As one cable industry lobbyist told the Times, “On à la carte, there was no stronger opponent than Disney and ESPN.” Indeed, à la carte cable just might be ESPN’s biggest competition — certainly far bigger than Fox Sports 1. That’s because, thanks to the bundle, the 90 million or so customers who get Fox Sports 1 with their TV subscriptions still pay for ESPN, and at a rate of $5.54/month, according to the latest data from SNL Kagan, which far outpaces the $0.23/month that carriers forced Fox to accept last month.
In what other industry can you still get 24 times as much money from a customer who chooses your competitor’s product over your own?

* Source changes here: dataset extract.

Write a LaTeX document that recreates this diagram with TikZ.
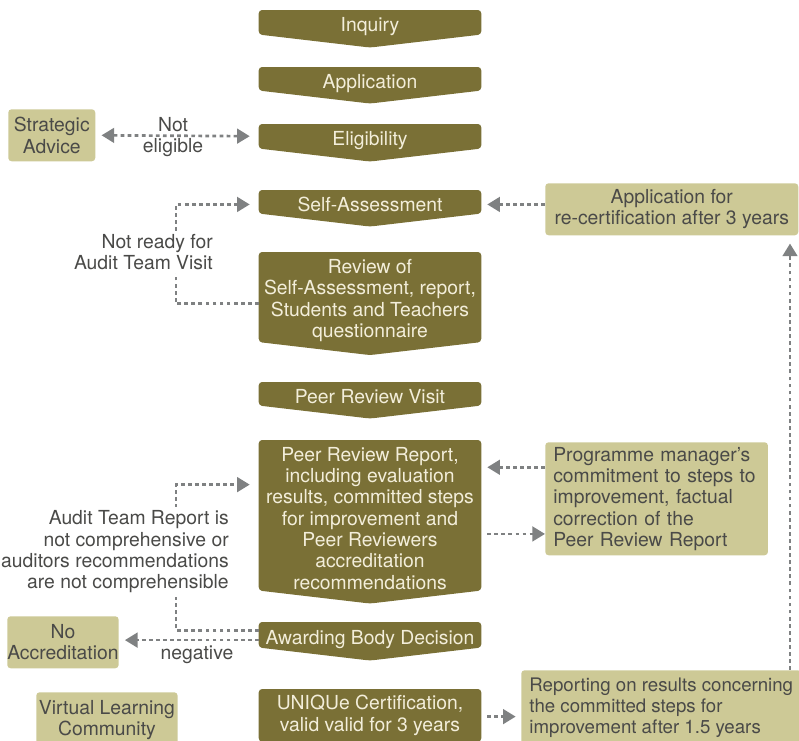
\documentclass[tikz,border=0pt]{standalone}
\usepackage{fontspec}
\setmainfont{TeX Gyre Heros}
\usetikzlibrary{arrows.meta,backgrounds}

\definecolor{chevfill}{HTML}{7A7036}
\definecolor{boxfill}{HTML}{CDC996}
\definecolor{chevtext}{HTML}{F3EEDA}
\definecolor{boxtext}{HTML}{4A4A48}
\definecolor{linkgray}{HTML}{7F8182}

\tikzset{
  stage/.style={text=chevtext, anchor=north, minimum width=166.5pt, align=center,
    inner xsep=1pt, inner ysep=0pt},
  oneline/.style={text height=14pt, text depth=0pt},
  sidebox/.style={fill=boxfill, text=boxtext, rounded corners=2.5pt, anchor=north west,
    inner xsep=2pt, inner ysep=0pt},
  note/.style={text=boxtext, inner sep=0pt},
  link/.style={draw=linkgray, line width=2pt, dash pattern=on 2.8pt off 2.5pt},
}

\begin{document}
\begin{tikzpicture}[x=0.75pt, y=-0.75pt, font=\fontsize{14.5}{16}\selectfont,
  >={Triangle[length=9.5pt,width=11pt]}]
  \clip (0,0) rectangle (799,740);

  % Main stages
  \node[stage, oneline, minimum height=18pt]    (inquiry)     at (370,10)  {Inquiry};
  \node[stage, oneline, minimum height=17.25pt] (application) at (370,67)  {Application};
  \node[stage, oneline, minimum height=18pt]    (eligibility) at (370,124) {Eligibility};
  \node[stage, oneline, minimum height=17.25pt] (selfassess)  at (370,190) {Self-Assessment};
  \node[stage, minimum height=63.75pt] (review)      at (370,252) {\rule{0pt}{16pt}Review of\\Self-Assessment, report,\\Students and Teachers\\questionnaire};
  \node[stage, oneline, minimum height=17.25pt] (visit)       at (370,382) {Peer Review Visit};
  \node[stage, minimum height=112.5pt] (report)      at (370,440) {\rule{0pt}{15pt}Peer Review Report,\\including evaluation\\results, committed steps\\for improvement and\\Peer Reviewers\\accreditation\\recommendations};
  \node[stage, oneline, minimum height=18.75pt] (decision)    at (370,622) {Awarding Body Decision};
  \node[stage, minimum height=39pt]    (certif)      at (370,689) {UNIQUe Certification,\\valid valid for 3 years};

  % Chevron shapes behind the stage texts
  \begin{scope}[on background layer]
    \foreach \n in {inquiry,application,eligibility,selfassess,review,visit,report,decision,certif}
      \fill[chevfill, rounded corners=2.5pt] (\n.north west) -- (\n.north east) -- (\n.south east)
        -- ([yshift=-9.75pt]\n.south) -- (\n.south west) -- cycle;
  \end{scope}

  % Side boxes
  \node[sidebox, minimum width=65.25pt, minimum height=39pt, align=center] (strategic) at (8,109) {Strategic\\Advice};
  \node[sidebox, minimum width=189.75pt, minimum height=39pt, align=center] (recert) at (545,183) {Application for\\re-certification after 3 years};
  \node[sidebox, text width=155pt, inner xsep=6pt, minimum height=84.75pt, align=left] (manager) at (545,442) {Programme manager's\\commitment to steps to\\improvement, factual\\correction of the\\Peer Review Report};
  \node[sidebox, minimum width=210pt, inner xsep=6pt, minimum height=56pt, align=left,
    font=\fontsize{14}{16}\selectfont] (reporting) at (521,670) {Reporting on results concerning\\the committed steps for\\improvement after 1.5 years\hfill\null};
  \node[sidebox, minimum width=83.25pt, minimum height=39pt, inner xsep=0pt, align=center] (noaccr) at (7,616) {No\\Accreditation};
  \node[sidebox, minimum width=105.75pt, minimum height=42pt, align=center] (community) at (36,692) {Virtual Learning\\Community};

  % Helper coordinates for the loops
  \coordinate (loopx) at (176,0);
  \coordinate (upx) at (790,0);

  % Connectors
  \draw[link, <->, shorten <=4.5pt, shorten >=6.75pt] (strategic.east) -- (eligibility.west);
  \node[note, align=center] (noteelig) at (173,137) {Not\\eligible};

  \draw[link, ->, shorten >=4.5pt] ([yshift=-2pt]selfassess.east -| recert.west) -- ([yshift=-2pt]selfassess.east);

  \draw[link, ->, shorten >=6.75pt] ([yshift=-5pt]review.west) -- ([yshift=-5pt]review.west -| loopx)
    -- ([yshift=-2pt]selfassess.west -| loopx) -- ([yshift=-2pt]selfassess.west);
  \node[note, align=right, anchor=east, fill=white, inner ysep=2pt] (notready) at (213,252) {Not ready for\\Audit Team Visit};

  \draw[link, ->, shorten >=4.5pt] ([yshift=36pt]report.east -| manager.west) -- ([yshift=36pt]report.east);
  \draw[link, ->, shorten <=4.5pt] ([yshift=-14pt]report.east) -- ([yshift=-14pt]report.east -| manager.west);

  \draw[link, ->, shorten >=6.75pt] ([yshift=3.4pt]decision.west) -- ([yshift=3.4pt]decision.west -| loopx)
    -- ([yshift=23pt]report.west -| loopx) -- ([yshift=23pt]report.west);
  \node[note, align=right, anchor=east, fill=white, inner ysep=3pt] (notcompr) at (229,552) {Audit Team Report is\\not comprehensive or\\auditors recommendations\\are not comprehensible};

  \draw[link, ->, shorten >=4.5pt] ([yshift=-4pt]decision.west) -- ([yshift=-4pt]decision.west -| noaccr.east);
  \node[note] (negative) at (197,655) {negative};

  \draw[link, ->, shorten <=4.5pt, shorten >=4pt] ([yshift=-1pt]certif.east) -- ([yshift=-1pt]certif.east -| reporting.west);

  \draw[link, ->, shorten >=6pt] (reporting.north -| upx) -- (recert.south -| upx);
\end{tikzpicture}
\end{document}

That’s why Disney and ESPN are fighting to preserve the cable bundle as we know it, and why you won’t be able to use WatchESPN on your Apple TV without a pay TV subscription. There have been rumors about Apple starting its own pay TV service, but given Apple’s long history of reading the market before acting — remember that Apple wasn’t exactly first to market on MP3 players or mobile phones — we’re still years away from that. For now, if you want ESPN, it’s the bundle or nothing.